- _REQUIRED TASK_:
Here are records with pictures in them. Copy all of them exactly and leave the pictures out.

- _Records with drawing code_:
********************

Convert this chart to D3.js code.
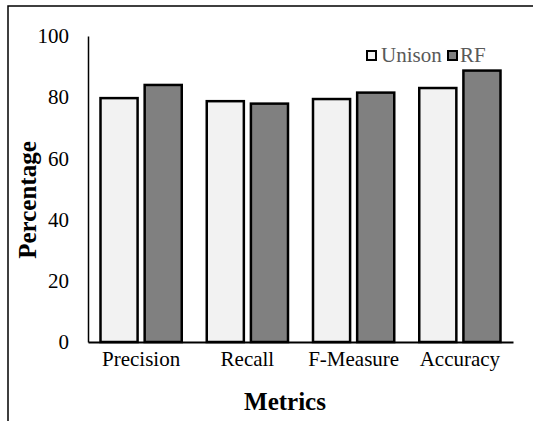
<!DOCTYPE html>
<html><head><meta charset="utf-8">
<script src="https://cdn.jsdelivr.net/npm/d3@7"></script>
<style>body{margin:0;background:#fff}svg{display:block}
svg text{font-family:"Liberation Serif","Times New Roman",Times,"DejaVu Serif",serif !important;}</style>
</head><body>
<script>
const categories = ["Precision", "Recall", "F-Measure", "Accuracy"];
const seriesNames = ["Unison", "RF"];
const unison = [79.7, 78.7, 79.4, 83.0];
const rf = [84.0, 77.9, 81.5, 88.7];
const yTicks = [0, 20, 40, 60, 80, 100];
const colors = ["#f2f2f2", "#808080"];

const W = 533, H = 421;
const svg = d3.select("body").append("svg").attr("width", W).attr("height", H);

// frame
svg.append("rect").attr("x", 8).attr("y", 6).attr("width", 600).attr("height", 500)
  .attr("fill", "none").attr("stroke", "#000").attr("stroke-width", 1.5);

const x0 = d3.scaleBand().domain(categories).range([88, 513]).paddingInner(0).paddingOuter(0);
const x1 = d3.scaleBand().domain(seriesNames).range([12.5, x0.bandwidth() - 12.5]).paddingInner(0.16);
const y = d3.scaleLinear().domain([0, 100]).range([342, 36]);

const data = categories.map((c, i) => ({c, vals: [unison[i], rf[i]]}));

const g = svg.append("g");
g.selectAll("g.grp").data(data).join("g").attr("class", "grp")
  .attr("transform", d => `translate(${x0(d.c)},0)`)
  .selectAll("rect").data(d => d.vals.map((v, j) => ({v, s: seriesNames[j], j})))
  .join("rect")
  .attr("x", d => x1(d.s)).attr("width", x1.bandwidth())
  .attr("y", d => y(d.v)).attr("height", d => y(0) - y(d.v))
  .attr("fill", d => colors[d.j]).attr("stroke", "#000").attr("stroke-width", 2.5);

// y axis
const yAxis = d3.axisLeft(y).tickValues(yTicks).tickSize(0).tickPadding(19);
const ya = svg.append("g").attr("transform", "translate(88,0)").call(yAxis);
ya.attr("font-size", null).attr("font-family", null);
ya.select(".domain").attr("stroke", "#000").attr("stroke-width", 1.5);
ya.selectAll("text").style("font-size", "21px").attr("fill", "#000");

// x axis
const xAxis = d3.axisBottom(x0).tickSize(0).tickPadding(9);
const xa = svg.append("g").attr("transform", "translate(0,342)").call(xAxis);
xa.attr("font-size", null).attr("font-family", null);
xa.select(".domain").attr("stroke", "#000").attr("stroke-width", 2);
xa.selectAll("text").style("font-size", "21px").attr("fill", "#000");

// titles
svg.append("text").attr("x", 285).attr("y", 410).attr("text-anchor", "middle")
  .style("font-weight", "bold").style("font-size", "25px").text("Metrics");
svg.append("text").attr("transform", "translate(36,200) rotate(-90)").attr("text-anchor", "middle")
  .style("font-weight", "bold").style("font-size", "25px").text("Percentage");

// legend
const leg = [{n: "Unison", sx: 367, tx: 381}, {n: "RF", sx: 448, tx: 460}];
leg.forEach((l, i) => {
  svg.append("rect").attr("x", l.sx).attr("y", 51).attr("width", 9).attr("height", 9)
    .attr("fill", colors[i]).attr("stroke", "#000").attr("stroke-width", 2);
  svg.append("text").attr("x", l.tx).attr("y", 62)
    .style("font-size", "21px").attr("fill", "#595959").text(l.n);
});
</script>
</body></html>
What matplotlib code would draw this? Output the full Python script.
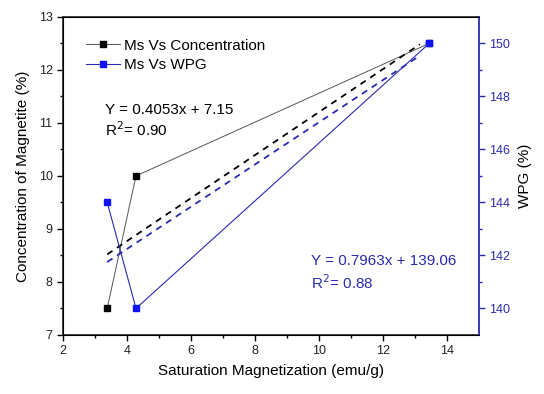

********************

- _CORRECT RESPONSE_:
Convert this chart to D3.js code.
<!DOCTYPE html>
<html><head><meta charset="utf-8">
<script src="https://cdn.jsdelivr.net/npm/d3@7"></script>
<style>body{margin:0;background:#fff}svg{display:block}
svg text{font-family:"Liberation Serif","Times New Roman",Times,"DejaVu Serif",serif !important;}</style>
</head><body>
<script>
const categories = ["Precision", "Recall", "F-Measure", "Accuracy"];
const seriesNames = ["Unison", "RF"];
const unison = [79.7, 78.7, 79.4, 83.0];
const rf = [84.0, 77.9, 81.5, 88.7];
const yTicks = [0, 20, 40, 60, 80, 100];
const colors = ["#f2f2f2", "#808080"];

const W = 533, H = 421;
const svg = d3.select("body").append("svg").attr("width", W).attr("height", H);

// frame
svg.append("rect").attr("x", 8).attr("y", 6).attr("width", 600).attr("height", 500)
  .attr("fill", "none").attr("stroke", "#000").attr("stroke-width", 1.5);

const x0 = d3.scaleBand().domain(categories).range([88, 513]).paddingInner(0).paddingOuter(0);
const x1 = d3.scaleBand().domain(seriesNames).range([12.5, x0.bandwidth() - 12.5]).paddingInner(0.16);
const y = d3.scaleLinear().domain([0, 100]).range([342, 36]);

const data = categories.map((c, i) => ({c, vals: [unison[i], rf[i]]}));

const g = svg.append("g");
g.selectAll("g.grp").data(data).join("g").attr("class", "grp")
  .attr("transform", d => `translate(${x0(d.c)},0)`)
  .selectAll("rect").data(d => d.vals.map((v, j) => ({v, s: seriesNames[j], j})))
  .join("rect")
  .attr("x", d => x1(d.s)).attr("width", x1.bandwidth())
  .attr("y", d => y(d.v)).attr("height", d => y(0) - y(d.v))
  .attr("fill", d => colors[d.j]).attr("stroke", "#000").attr("stroke-width", 2.5);

// y axis
const yAxis = d3.axisLeft(y).tickValues(yTicks).tickSize(0).tickPadding(19);
const ya = svg.append("g").attr("transform", "translate(88,0)").call(yAxis);
ya.attr("font-size", null).attr("font-family", null);
ya.select(".domain").attr("stroke", "#000").attr("stroke-width", 1.5);
ya.selectAll("text").style("font-size", "21px").attr("fill", "#000");

// x axis
const xAxis = d3.axisBottom(x0).tickSize(0).tickPadding(9);
const xa = svg.append("g").attr("transform", "translate(0,342)").call(xAxis);
xa.attr("font-size", null).attr("font-family", null);
xa.select(".domain").attr("stroke", "#000").attr("stroke-width", 2);
xa.selectAll("text").style("font-size", "21px").attr("fill", "#000");

// titles
svg.append("text").attr("x", 285).attr("y", 410).attr("text-anchor", "middle")
  .style("font-weight", "bold").style("font-size", "25px").text("Metrics");
svg.append("text").attr("transform", "translate(36,200) rotate(-90)").attr("text-anchor", "middle")
  .style("font-weight", "bold").style("font-size", "25px").text("Percentage");

// legend
const leg = [{n: "Unison", sx: 367, tx: 381}, {n: "RF", sx: 448, tx: 460}];
leg.forEach((l, i) => {
  svg.append("rect").attr("x", l.sx).attr("y", 51).attr("width", 9).attr("height", 9)
    .attr("fill", colors[i]).attr("stroke", "#000").attr("stroke-width", 2);
  svg.append("text").attr("x", l.tx).attr("y", 62)
    .style("font-size", "21px").attr("fill", "#595959").text(l.n);
});
</script>
</body></html>
What matplotlib code would draw this? Output the full Python script.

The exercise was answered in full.